Tenendo in considerazione, poi, che con la stabilità il debito pubblico si può al massimo contenere, ma a meno di non voler aumentare le tasse ai soliti noti che le pagano (magari ritrovandosi per le mani un gettito deludente), l'unico modo per uscirne è con più crescita, come ricorda giustamente Francesco Giavazzi nel suo editoriale di oggi sul Corriere. Cominciare riducendo l'Irap è un buon punto di partenza, perché si tratta di un'imposta che colpisce le attività produttive: e si badi bene, non solo le imprese, ma anche lavoratori e occupazione. L'Irap è una tassa suicida perché anziché premiare la produzione e il lavoro, li punisce. E bisogna inoltre considerare che il mondo produttivo tedesco con tutta probabilità usufruirà di un consistente taglio di tasse, nelle intenzioni del nuovo governo democristiano-liberale di Angela Merkel (forse per una cifra che supera il gettito della nostra Irap: 50 miliardi).
Quella che Giavazzi definisce una «minoranza mal sopportata» finora all'interno del governo, tra cui i ministri Gelmini e Brunetta, non ha preferito la stabilità alle riforme, e gode comunque di ampia popolarità, soprattutto nel Pdl e tra gli elettori di centrodestra, quelli che ti consentono di vincere le elezioni. Ma in conclusione, condivido l'appello di Feltri: «Ora giù le tasse, ma salvate Tremonti». Anche se un paio di differenze, rispetto al 2004, quando il ministro fu costretto alle dimissioni, ci sono: Fini non è al governo e l'Udc non fa parte della maggioranza. Anche il quotidiano di Confindustria, pur favorevole a tagliare le tasse, tuttavia non ce l'ha con Tremonti. Oggi Guido Gentili scrive che «non c'è spazio né per restare fermi né per bruciare, oltre il sostegno decisivo della Lega Nord, la credibilità internazionale che Tremonti ha costruito in questa fase di crisi difficilissima».
Stavolta anche Stefano Folli mi pare interpreti bene quando scrive «nessuna sfiducia a Tremonti, ma da Berlusconi viene un preciso segnale». Per quanto sia "intoccabile", e per quanto il premier non voglia effettivamente privarsi di lui, è Palazzo Chigi «che decide la rotta». Il premier lo ha ricordato e Tremonti dovrebbe accettarlo.

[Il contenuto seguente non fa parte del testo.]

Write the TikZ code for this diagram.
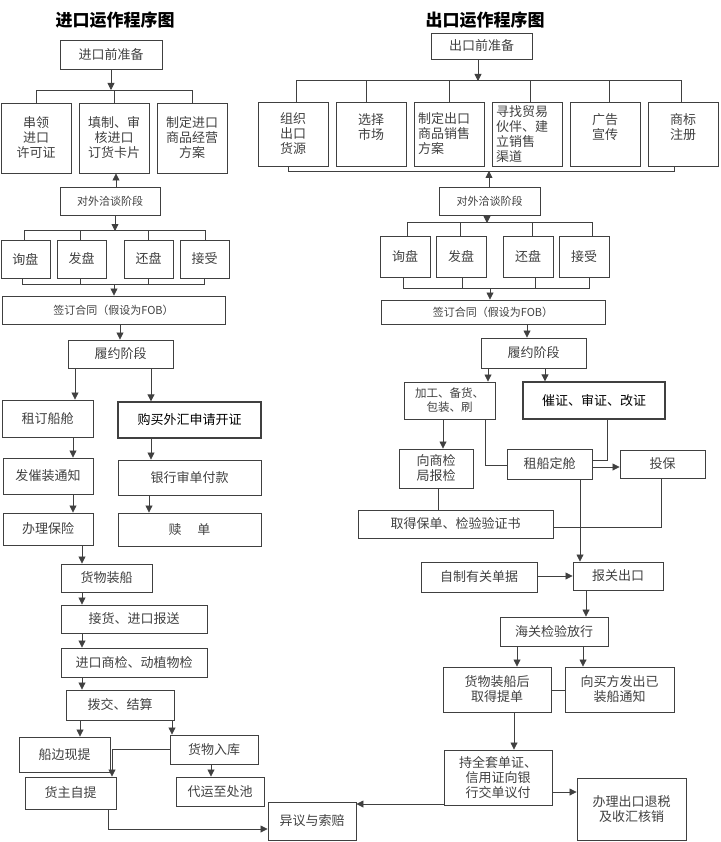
\documentclass[tikz,border=0pt]{standalone}
\usepackage{fontspec}
\setmainfont{Noto Sans CJK SC}
\usetikzlibrary{arrows.meta}
\tikzset{
 box/.style={draw=black!75,line width=0.9pt,inner sep=2pt,text=black!75,font=\fontsize{13}{15}\selectfont,align=center},
 bbox/.style={box,line width=1.3pt,text=black},
 ln/.style={draw=black!75,line width=0.8pt},
 arr/.style={ln,-{Triangle[length=7pt,width=7pt]}},
 ttl/.style={font=\fontsize{17}{19}\selectfont\bfseries}
}
\newcommand\Bx[7][box]{\node[#1,minimum width={(#5-#3)*1pt},minimum height={(#6-#4)*1pt}] (#2) at ({(#3+#5)/2},{(#4+#6)/2}) {#7};}
\begin{document}
\begin{tikzpicture}[x=1pt,y=-1pt]
\useasboundingbox (0,0) rectangle (720,842);
% titles
\node[ttl] (t1) at (115,20) {进口运作程序图};
\node[ttl] (t2) at (485,20) {出口运作程序图};
% ===== LEFT
\Bx{a1}{60}{40}{162}{69}{进口前准备}
\Bx{a2}{1}{103}{71}{173}{串领\\进口\\许可证}
\Bx{a3}{79}{103}{149}{173}{填制、审\\核进口\\订货卡片}
\Bx{a4}{157}{103}{227}{173}{制定进口\\商品经营\\方案}
\Bx{a5}{60}{187}{160}{215}{\fontsize{11}{13}\selectfont 对外洽谈阶段}
\Bx{a6}{1}{240}{50}{278}{询盘}
\Bx{a7}{57}{240}{106}{278}{发盘}
\Bx{a8}{124}{240}{173}{278}{还盘}
\Bx{a9}{180}{240}{229}{278}{接受}
\Bx{a10}{2}{296}{225}{324}{\fontsize{11}{13}\selectfont 签订合同（假设为FOB）}
\Bx{a11}{68}{340}{173}{368}{履约阶段}
\Bx{a12}{2}{400}{93}{437}{租订船舱}
\Bx[bbox]{a13}{118}{402}{261}{438}{购买外汇申请开证}
\Bx{a14}{3}{458}{93}{494}{发催装通知}
\Bx{a15}{118}{460}{261}{495}{银行审单付款}
\Bx{a16}{3}{513}{93}{545}{办理保险}
\Bx{a17}{118}{513}{261}{546}{赎\quad\ 单}
\Bx{a18}{61}{564}{152}{592}{货物装船}
\Bx{a19}{61}{605}{207}{633}{接货、进口报送}
\Bx{a20}{61}{648}{207}{677}{进口商检、动植物检}
\Bx{a21}{66}{690}{174}{720}{拨交、结算}
\Bx{a22}{19}{737}{110}{772}{船边现提}
\Bx{a23}{170}{735}{258}{764}{货物入库}
\Bx{a24}{25}{777}{116}{809}{货主自提}
\Bx{a25}{176}{777}{264}{806}{代运至处池}
\Bx{a26}{268}{802}{356}{840}{异议与索赔}
% left connectors
\draw[arr] (a1.south) -- (110,90 -| a1.south) ;
\draw[ln] (a2.north) -- (36,90 -| a2.north) -- (90,90 -| a4.north) -- (a4.north);
\draw[ln] (a3.north) -- (90,90 -| a3.north);
\draw[arr] (a5.north -| 116,0) -- (a3.south -| 116,0);
\draw[arr] (a5.south -| 115,0) -- (115,231);
\draw[ln] (24,230) -| (a6.north -| 24,0);
\draw[ln] (24,230) -- (205,230) -- (a9.north -| 205,0);
\draw[ln] (80,230) -- (a7.north -| 80,0);
\draw[ln] (148,230) -- (a8.north -| 148,0);
\draw[ln] (a6.south -| 22,0) -- (22,284) -- (204,284) -- (a9.south -| 204,0);
\draw[ln] (a7.south -| 80,0) -- (80,284);
\draw[ln] (a8.south -| 148,0) -- (148,284);
\draw[arr] (114,284) -- (a10.north -| 114,0);
\draw[arr] (a10.south -| 120,0) -- (a11.north -| 120,0);
\draw[arr] (a11.south -| 75,0) -- (a12.north -| 75,0);
\draw[arr] (a11.south -| 151,0) -- (a13.north -| 151,0);
\draw[arr] (a12.south -| 73,0) -- (a14.north -| 73,0);
\draw[arr] (a14.south -| 73,0) -- (a16.north -| 73,0);
\draw[arr] (a13.south -| 151,0) -- (a15.north -| 151,0);
\draw[arr] (a15.south -| 149,0) -- (a17.north -| 149,0);
\draw[arr] (a16.south -| 82,0) -- (a18.north -| 82,0);
\draw[arr] (a18.south -| 82,0) -- (a19.north -| 82,0);
\draw[arr] (a19.south -| 82,0) -- (a20.north -| 82,0);
\draw[arr] (a20.south -| 82,0) -- (a21.north -| 82,0);
\draw[arr] (a21.south -| 80,0) -- (a22.north -| 80,0);
\draw[arr] (a21.south -| 172,0) -- (a23.north -| 172,0);
\draw[arr] (a23.west |- 0,749) -- (112,749) -- (a24.north -| 112,0);
\draw[arr] (a23.south -| 211,0) -- (a25.north -| 211,0);
\draw[arr] (a24.south -| 108,0) -- (108,829) -- (a26.west |- 0,829);
% ===== RIGHT
\Bx{b1}{431}{33}{532}{59}{出口前准备}
\Bx{b2}{258}{102}{328}{166}{组织\\出口\\货源}
\Bx{b3}{336}{102}{406}{166}{选择\\市场\\ }
\Bx{b4}{414}{102}{484}{166}{\makebox[62pt][l]{制定出口}\\\makebox[62pt][l]{商品销售}\\\makebox[62pt][l]{方案}}
\Bx{b5}{492}{102}{562}{166}{\makebox[62pt][l]{寻找贸易}\\\makebox[62pt][l]{伙伴、建}\\\makebox[62pt][l]{立销售}\\\makebox[62pt][l]{渠道}}
\Bx{b6}{570}{102}{640}{166}{广告\\宣传\\ }
\Bx{b7}{648}{102}{718}{166}{商标\\注册\\ }
\Bx{b8}{439}{187}{540}{215}{\fontsize{11}{13}\selectfont 对外洽谈阶段}
\Bx{b9}{380}{236}{430}{277}{询盘}
\Bx{b10}{436}{236}{486}{277}{发盘}
\Bx{b11}{503}{236}{553}{277}{还盘}
\Bx{b12}{559}{236}{609}{277}{接受}
\Bx{b13}{381}{300}{605}{324}{\fontsize{11}{13}\selectfont 签订合同（假设为FOB）}
\Bx{b14}{481}{338}{586}{368}{履约阶段}
\Bx{b15}{404}{382}{495}{419}{\fontsize{11.5}{13}\selectfont 加工、备货、\\[-1pt]\fontsize{11.5}{13}\selectfont 包装、刷\hspace{2.5em}}
\Bx[bbox]{b16}{523}{382}{665}{419}{催证、审证、改证}
\Bx{b17}{399}{449}{473}{488}{向商检\\局报检}
\Bx{b18}{507}{449}{592}{479}{租船定舱}
\Bx{b19}{620}{450}{705}{478}{投保}
\Bx{b20}{358}{510}{553}{538}{取得保单、检验验证书}
\Bx{b21}{421}{562}{537}{592}{自制有关单据}
\Bx{b22}{573}{562}{663}{590}{报关出口}
\Bx{b23}{500}{617}{608}{646}{海关检验放行}
\Bx{b24}{443}{667}{551}{712}{货物装船后\\取得提单\hspace{2em}}
\Bx{b25}{565}{667}{674}{712}{向买方发出已\\装船通知\hspace{2em}}
\Bx{b26}{444}{750}{552}{805}{持全套单证、\\信用证向银\\行交单议付}
\Bx{b27}{577}{778}{686}{840}{办理出口退税\\及收汇核销\hspace{1em}}
% right connectors
\draw[arr] (b1.south -| 478,0) -- (478,81);
\draw[ln] (b2.north -| 296,0) -- (296,80) -- (681,80) -- (b7.north -| 681,0);
\foreach \n/\xx in {b3/366,b4/449,b5/530,b6/609} \draw[ln] (\n.north -| \xx,0) -- (\xx,80);
\draw[ln] (b2.south -| 288,0) -- (288,171) -- (674,171) -- (b7.south -| 674,0);
\draw[arr] (b8.north -| 489,0) -- (489,171);
\draw[arr] (b8.south -| 487,0) -- (487,223);
\draw[ln] (b9.north -| 407,0) -- (407,222) -- (592,222) -- (b12.north -| 592,0);
\draw[ln] (b10.north -| 460,0) -- (460,222);
\draw[ln] (b11.north -| 532,0) -- (532,222);
\draw[ln] (b9.south -| 403,0) -- (403,288) -- (589,288) -- (b12.south -| 589,0);
\draw[ln] (b10.south -| 462,0) -- (462,288);
\draw[ln] (b11.south -| 535,0) -- (535,288);
\draw[arr] (490,288) -- (b13.north -| 490,0);
\draw[arr] (b13.south -| 527,0) -- (b14.north -| 527,0);
\draw[arr] (b14.south -| 488,0) -- (b15.north -| 488,0);
\draw[arr] (b14.south -| 545,0) -- (b16.north -| 545,0);
\draw[arr] (b15.south -| 443,0) -- (b17.north -| 443,0);
\draw[ln] (b15.south -| 485,0) -- (485,465) -- (b18.west |- 0,465);
\draw[ln] (b16.south -| 607,0) -- (607,460) -- (b18.east |- 0,460);
\draw[arr] (b18.east |- 0,467) -- (b19.west |- 0,467);
\draw[ln] (b17.south -| 438,0) -- (b20.north -| 438,0);
\draw[ln] (b19.south -| 661,0) -- (661,527) -- (b20.east |- 0,527);
\draw[arr] (b18.south -| 580,0) -- (b22.north -| 580,0);
\draw[arr] (b21.east |- 0,576) -- (b22.west |- 0,576);
\draw[arr] (b22.south -| 586,0) -- (b23.north -| 586,0);
\draw[arr] (b23.south -| 517,0) -- (b24.north -| 517,0);
\draw[arr] (b23.south -| 583,0) -- (b25.north -| 583,0);
\draw[ln] (b24.east |- 0,690) -- (b25.west |- 0,690);
\draw[arr] (b24.south -| 514,0) -- (b26.north -| 514,0);
\draw[arr] (b26.east |- 0,792) -- (b27.west |- 0,792);
\draw[arr] (b26.west |- 0,804) -- (a26.east |- 0,804);
\end{tikzpicture}
\end{document}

Gli elettori hanno votato il berlusconismo, non il tremontismo.
Per favore, quindi, il ministro dell'Economia la smetta di raccontarci che non c'è spazio per ridurre le tasse (ridurle facendo quadrare i conti è il suo mestiere), e lui e quello del Welfare non insistano sul fatto che il nostro modello è il migliore del mondo. Così facendo, anzi, non si accorgono di sminuire il loro operato durante la crisi. Se verso l'uscita del tunnel siamo ancora in piedi (conti pubblici entro limiti accettabili, disoccupazione sotto la media Ue), è anche per merito della responsabilità fiscale di Tremonti e Sacconi, ma certo non di un modello socio-economico fatto di elevata spesa pubblica ed elevata tassazione, e di cassa integrazione, che va riformato.
E' proprio questo il momento migliore per affrontare la questione fiscale e tentare di dare slancio alla nostra ripresa.
1 comment:
Io sospetto che i tagli finirebbero invece per svantaggiare un po' tutti senza peraltro intaccare i soliti. Insomma, se sono sempre i soliti e mica da ieri, significherà pure che, per una ragione o un'altra, quelli è meglio non toccarli, no? Altrimenti l'avrebbero già fatto.
La morale della favola è che non si possono fare le riforme con le elezioni in testa. Meglio la monarchia, dovendo scegliere.